Bad-actor analysis becomes credible. A short list of equipment tags accounts for a disproportionate share of unplanned outage hours on most plants. RCA actions traced against those tags show whether the bad actor is being managed down or simply being lived with. ISO 14224-coded failure data makes the ranking robust enough to defend in a capital review.

PM optimisation has somewhere to land its conclusions. RCA findings against a class of failure, joined with PM effectiveness data, justify changing intervals or task content from local evidence rather than from the manufacturer manual. The change is documented against the equipment record and survives a personnel handover.
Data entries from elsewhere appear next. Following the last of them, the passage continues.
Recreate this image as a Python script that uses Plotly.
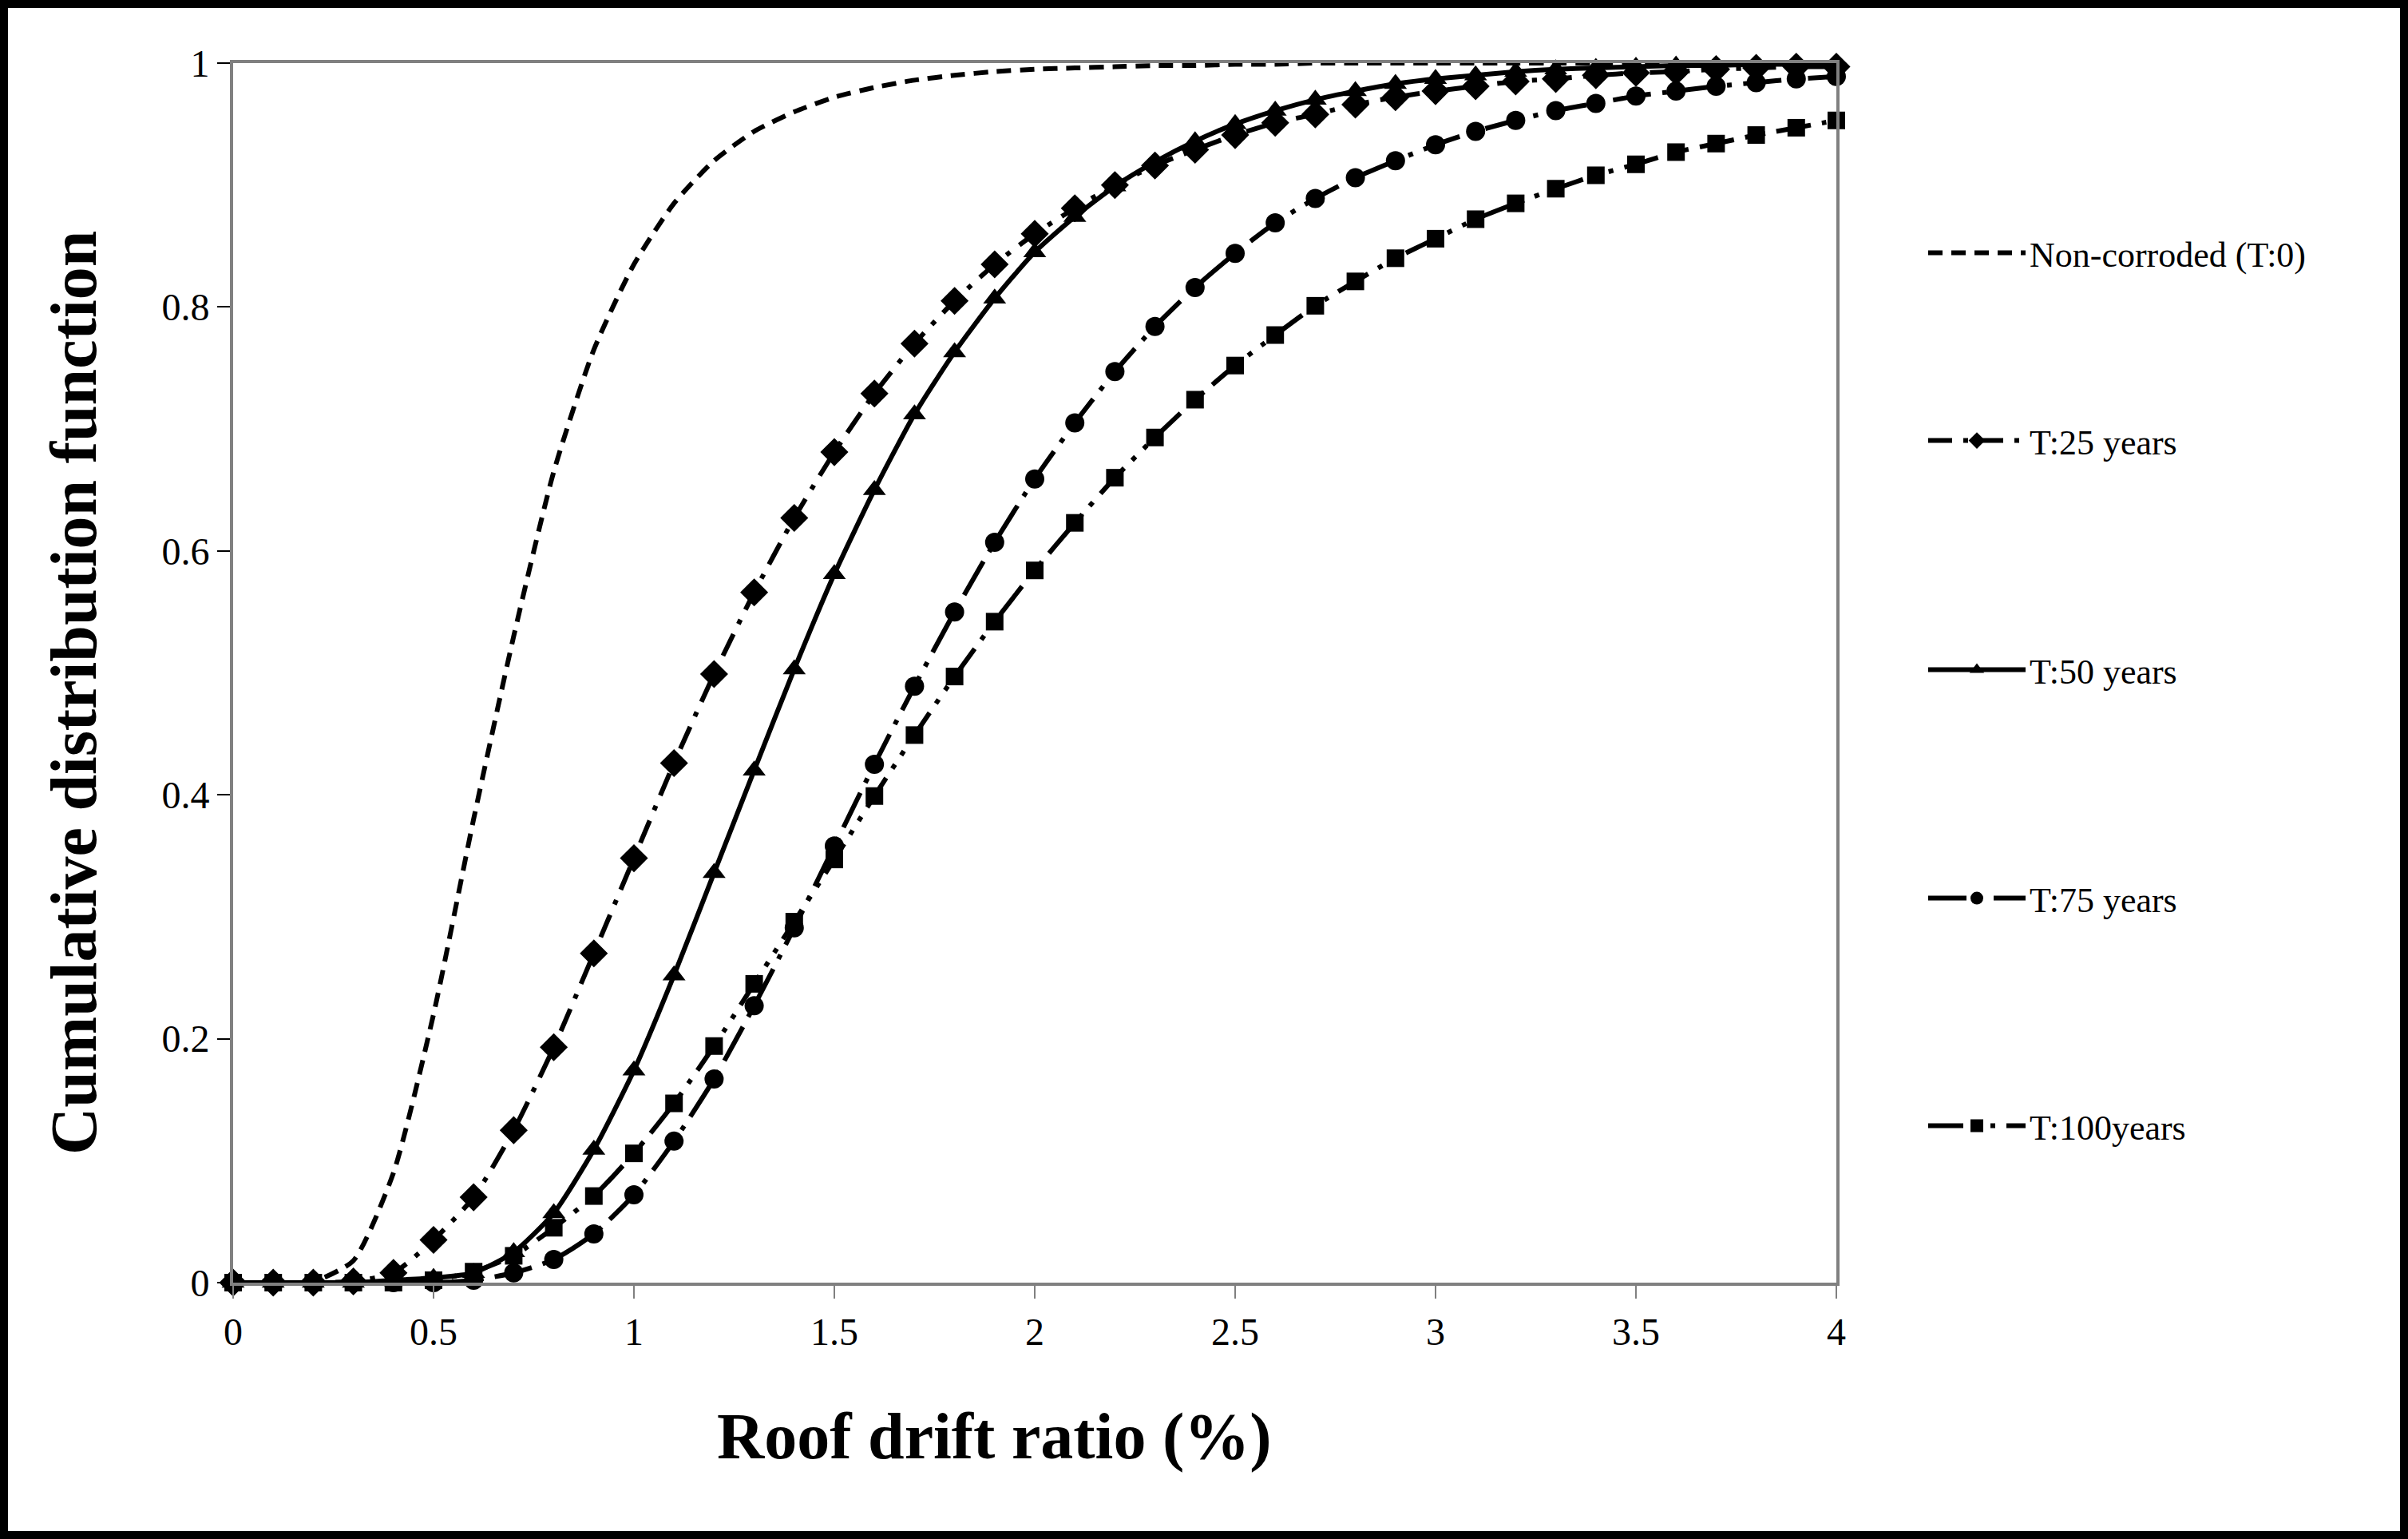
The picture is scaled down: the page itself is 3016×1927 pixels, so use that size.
import plotly.graph_objects as go

drift = [0.0, 0.1, 0.2, 0.3, 0.4, 0.5, 0.6, 0.7, 0.8, 0.9,
         1.0, 1.1, 1.2, 1.3, 1.4, 1.5, 1.6, 1.7, 1.8, 1.9,
         2.0, 2.1, 2.2, 2.3, 2.4, 2.5, 2.6, 2.7, 2.8, 2.9,
         3.0, 3.1, 3.2, 3.3, 3.4, 3.5, 3.6, 3.7, 3.8, 3.9, 4.0]

cdf_t0 = [0, 0, 0.001, 0.018, 0.09, 0.22, 0.38, 0.53, 0.665, 0.765,
          0.835, 0.885, 0.92, 0.944, 0.96, 0.972, 0.98, 0.986, 0.99, 0.993,
          0.995, 0.996, 0.997, 0.998, 0.998, 0.999, 0.999, 1, 1, 1,
          1, 1, 1, 1, 1, 1, 1, 1, 1, 1, 1]
cdf_t25 = [0, 0, 0, 0.001, 0.008, 0.035, 0.07, 0.125, 0.193, 0.27,
           0.348, 0.426, 0.499, 0.566, 0.627, 0.681, 0.729, 0.77, 0.805, 0.835,
           0.86, 0.881, 0.9, 0.916, 0.929, 0.941, 0.951, 0.958, 0.966, 0.972,
           0.977, 0.981, 0.985, 0.987, 0.99, 0.992, 0.993, 0.995, 0.996, 0.997, 0.997]
cdf_t50 = [0, 0, 0, 0, 0.002, 0.004, 0.008, 0.025, 0.057, 0.109,
           0.174, 0.252, 0.336, 0.42, 0.503, 0.581, 0.65, 0.712, 0.763, 0.807,
           0.845, 0.874, 0.899, 0.919, 0.936, 0.95, 0.961, 0.97, 0.977, 0.983,
           0.987, 0.99, 0.993, 0.995, 0.996, 0.997, 0.998, 0.998, 0.999, 0.999, 0.999]
cdf_t75 = [0, 0, 0, 0, 0, 0, 0.002, 0.008, 0.019, 0.04,
           0.072, 0.116, 0.167, 0.227, 0.291, 0.358, 0.425, 0.489, 0.55, 0.607,
           0.659, 0.705, 0.747, 0.784, 0.816, 0.844, 0.869, 0.889, 0.906, 0.92,
           0.933, 0.944, 0.953, 0.961, 0.967, 0.973, 0.977, 0.981, 0.984, 0.987, 0.989]
cdf_t100 = [0, 0, 0, 0, 0, 0.002, 0.009, 0.022, 0.045, 0.071,
            0.106, 0.147, 0.194, 0.245, 0.296, 0.347, 0.399, 0.449, 0.497, 0.542,
            0.584, 0.623, 0.66, 0.693, 0.724, 0.752, 0.777, 0.801, 0.821, 0.84,
            0.856, 0.872, 0.885, 0.897, 0.908, 0.917, 0.927, 0.934, 0.941, 0.947, 0.953]

names = ["Non-corroded (T:0)", "T:25 years", "T:50 years", "T:75 years", "T:100years"]
x_ticks = [0, 0.5, 1, 1.5, 2, 2.5, 3, 3.5, 4]
y_ticks = [0, 0.2, 0.4, 0.6, 0.8, 1]

W, H = 3016, 1927
L, R, T, B = 292, 2300, 79, 1606
pw, ph = R - L, B - T

def px(xp):
    return (xp - L) / pw

def py(yp):
    return (B - yp) / ph

FONT = "Liberation Serif, Times New Roman, serif"
LW = 6

styles = [
    dict(dash="18px,11px", symbol=None, size=0),
    dict(dash="30px,14px,6px,14px", symbol="diamond", size=27),
    dict(dash="solid", symbol="triangle-up", size=25),
    dict(dash="48px,14px,6px,14px", symbol="circle", size=24),
    dict(dash="44px,14px,6px,14px,6px,14px", symbol="square", size=22),
]
series = [cdf_t0, cdf_t25, cdf_t50, cdf_t75, cdf_t100]
legend_y = [317, 552, 839, 1125, 1410]
legend_ids = ["legend", "legend2", "legend3", "legend4", "legend5"]

fig = go.Figure()
for i, (nm, vals, st) in enumerate(zip(names, series, styles)):
    kw = {}
    if st["symbol"] is None:
        mode = "lines"
    else:
        mode = "lines+markers"
        kw["marker"] = dict(symbol=st["symbol"], size=st["size"], color="black",
                            line=dict(width=0))
    fig.add_trace(go.Scatter(
        x=drift, y=vals, name=nm, mode=mode,
        line=dict(color="black", width=LW, dash=st["dash"], shape="spline", smoothing=0.6),
        cliponaxis=False, legend=legend_ids[i], **kw))

layout_legends = {}
for lid, yy in zip(legend_ids, legend_y):
    layout_legends[lid] = dict(
        x=px(2410), y=py(yy), xanchor="left", yanchor="middle",
        font=dict(family=FONT, size=44, color="black"),
        bgcolor="rgba(0,0,0,0)", borderwidth=0, itemwidth=122,
    )

fig.update_layout(
    width=W, height=H,
    margin=dict(l=L, r=W - R, t=T, b=H - B, pad=0),
    paper_bgcolor="white", plot_bgcolor="white",
    showlegend=True,
    **layout_legends,
    xaxis=dict(range=[0, 4], tickvals=x_ticks, ticktext=[f"{v:g}" for v in x_ticks],
               showgrid=False, zeroline=False, showline=True, linecolor="#808080",
               linewidth=4, mirror=True, ticks="outside", ticklen=16, tickwidth=2,
               tickcolor="#808080",
               tickfont=dict(family=FONT, size=48, color="black")),
    yaxis=dict(range=[0, 1], tickvals=y_ticks, ticktext=[f"{v:g}" for v in y_ticks],
               showgrid=False, zeroline=False, showline=True, linecolor="#808080",
               linewidth=4, mirror=True, ticks="outside", ticklen=16, tickwidth=2,
               tickcolor="black",
               tickfont=dict(family=FONT, size=48, color="black")),
    annotations=[
        dict(text="<b>Roof drift ratio (%)</b>", xref="paper", yref="paper",
             x=px(1245), y=py(1798), xanchor="center", yanchor="middle",
             showarrow=False, font=dict(family=FONT, size=82, color="black")),
        dict(text="<b>Cumulative distribution function</b>", xref="paper", yref="paper",
             x=px(92), y=py(868), xanchor="center", yanchor="middle", textangle=-90,
             showarrow=False, font=dict(family=FONT, size=82, color="black")),
    ],
    shapes=[
        dict(type="rect", xref="paper", yref="paper",
             x0=px(5), x1=px(3011), y0=py(1922), y1=py(5),
             line=dict(color="black", width=10), fillcolor="rgba(0,0,0,0)", layer="above"),
    ],
)

fig.write_html("out.html")
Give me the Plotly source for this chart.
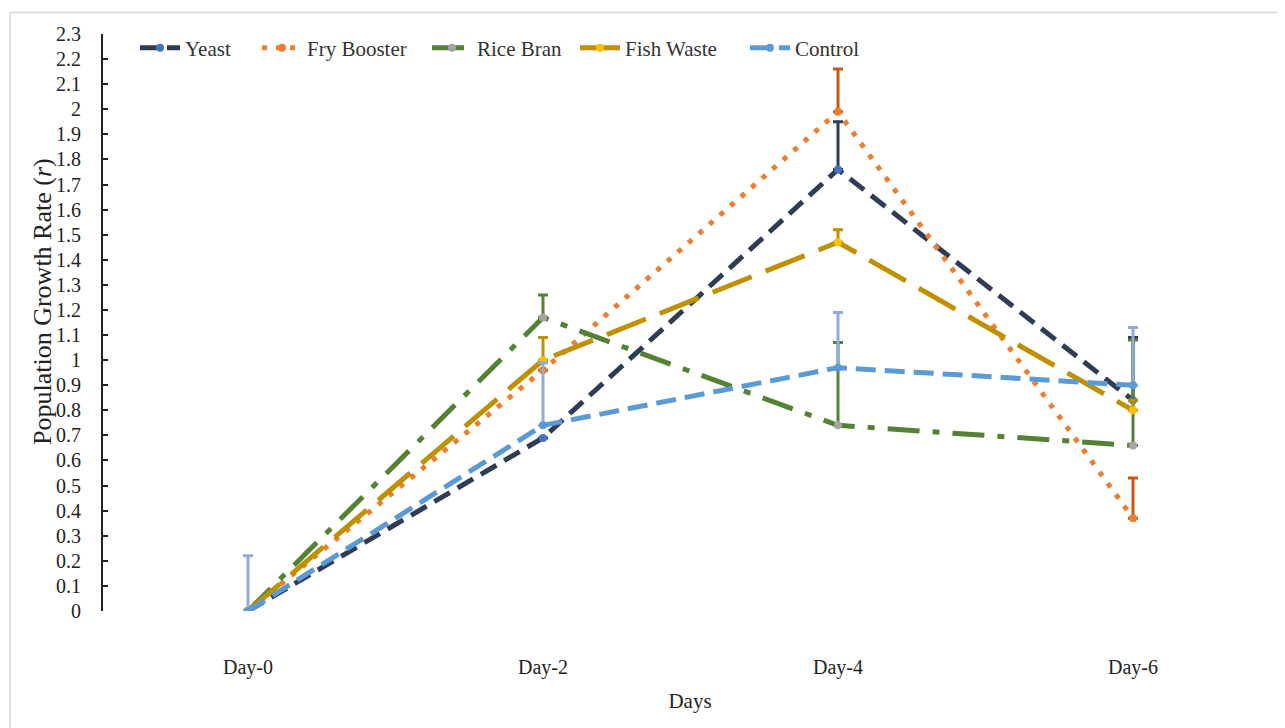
import plotly.graph_objects as go

days = ["Day-0", "Day-2", "Day-4", "Day-6"]
y_ticks = [round(i * 0.1, 1) for i in range(24)]
y_tick_labels = [f"{v:g}" for v in y_ticks]

yeast = [0, 0.69, 1.76, 0.84]
yeast_err = [0, 0, 0.19, 0.25]
fry_booster = [0, 0.96, 1.99, 0.37]
fry_booster_err = [0, 0, 0.17, 0.16]
rice_bran = [0, 1.17, 0.74, 0.66]
rice_bran_err = [0, 0.09, 0.33, 0.42]
fish_waste = [0, 1.0, 1.47, 0.80]
fish_waste_err = [0, 0.09, 0.05, 0.04]
control = [0, 0.74, 0.97, 0.90]
control_err = [0.22, 0.25, 0.22, 0.23]

series = [
    ("Yeast", yeast, yeast_err, "#2F3D54", "18px,9px", "#4472C4", "#2F3D54"),
    ("Fry Booster", fry_booster, fry_booster_err, "#ED7D31", "5px,9px", "#ED7D31", "#C55A11"),
    ("Rice Bran", rice_bran, rice_bran_err, "#548235", "32px,13px,7px,13px", "#A5A5A5", "#548235"),
    ("Fish Waste", fish_waste, fish_waste_err, "#BF9000", "42px,15px", "#FFC000", "#BF9000"),
    ("Control", control, control_err, "#5B9BD5", "20px,9px", "#5B9BD5", "#8FAADC"),
]

# page is offset by the 8px body margin
W, H = 1277, 720
L, R, T, B = 95, 8, 26, 117
pw, ph = W - L - R, H - T - B
y0px = H - B
FONT = "Liberation Serif"

legend_starts = [127, 249, 419, 567, 737]

fig = go.Figure()
legend_layout = {}
for i, (name, vals, err, lc, dash, mc, ec) in enumerate(series):
    lname = "legend" if i == 0 else f"legend{i + 1}"
    fig.add_trace(go.Scatter(
        x=days, y=vals, name=name, mode="lines+markers",
        line=dict(color=lc, width=5, dash=dash),
        marker=dict(color=mc, size=8),
        legend=lname,
        error_y=dict(type="data", array=err, arrayminus=[0] * len(err), symmetric=False,
                     color=ec, thickness=3, width=5),
    ))
    legend_layout[lname] = dict(
        orientation="h", x=(legend_starts[i] - L) / pw, y=(y0px - 40) / ph,
        xanchor="left", yanchor="middle",
        font=dict(size=21, family=FONT, color="#333"),
        bgcolor="rgba(0,0,0,0)", itemwidth=40,
    )

fig.update_layout(
    width=W, height=H,
    margin=dict(l=L, r=R, t=T, b=B),
    paper_bgcolor="white", plot_bgcolor="white",
    font=dict(family=FONT, size=20, color="#222"),
    showlegend=True,
    xaxis=dict(
        range=[-(240 - L) / 295, 3 + (W - R - 1125) / 295],
        showline=False, showgrid=False, zeroline=False, ticks="",
        ticklabelstandoff=42,
        tickfont=dict(size=20, family=FONT),
        title=dict(text="Days", font=dict(size=21, family=FONT), standoff=15),
    ),
    yaxis=dict(
        range=[0, 2.3], tickvals=y_ticks, ticktext=y_tick_labels,
        showline=True, linecolor="#222", linewidth=2, showgrid=False, zeroline=False,
        ticks="inside", ticklen=5, tickwidth=2, tickcolor="#222",
        ticklabelstandoff=16,
        tickfont=dict(size=20, family=FONT),
    ),
    annotations=[
        dict(text="Population Growth Rate (<i>r</i>)", textangle=-90, showarrow=False,
             xref="paper", yref="paper", x=(34 - L) / pw, y=(y0px - 294) / ph,
             xanchor="center", yanchor="middle",
             font=dict(size=26, family=FONT, color="#222")),
    ],
    shapes=[
        dict(type="line", xref="paper", yref="paper",
             x0=(2 - L) / pw, x1=(W + 5 - L) / pw, y0=(y0px - 4.5) / ph, y1=(y0px - 4.5) / ph,
             line=dict(color="#D9D9D9", width=1.5)),
        dict(type="line", xref="paper", yref="paper",
             x0=(2 - L) / pw, x1=(2 - L) / pw, y0=(y0px - 4.5) / ph, y1=(y0px - H - 5) / ph,
             line=dict(color="#D9D9D9", width=1.5)),
    ],
    **legend_layout,
)

fig.write_html("out.html")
Predictive and condition-based programmes get cleaner training data. Models trained on inconsistently coded failures produce inconsistent predictions. RCA discipline upstream is what makes Maximo Health, Maximo Predict and equivalent platforms behave reliably. Operators that skip this step usually rebuild it eighteen months later under a different name.

What good looks like a year in

A programme that has taken RCA seriously for a year tends to look the same across sectors. Written triggers are in the asset management manual. Method selection is documented per trigger class. The action register lives in one place and is reviewed monthly. Recurrence rates on analysed failure modes are falling on the equipment classes that matter. Reliability engineering publishes a quarterly note that names the bad actors and the actions closed against them.

If RCA actions are changing how work is planned, what is held in the storeroom and what is presented to the capital review, the programme is working. If the binder is growing and the failures are not, RCA is still an event.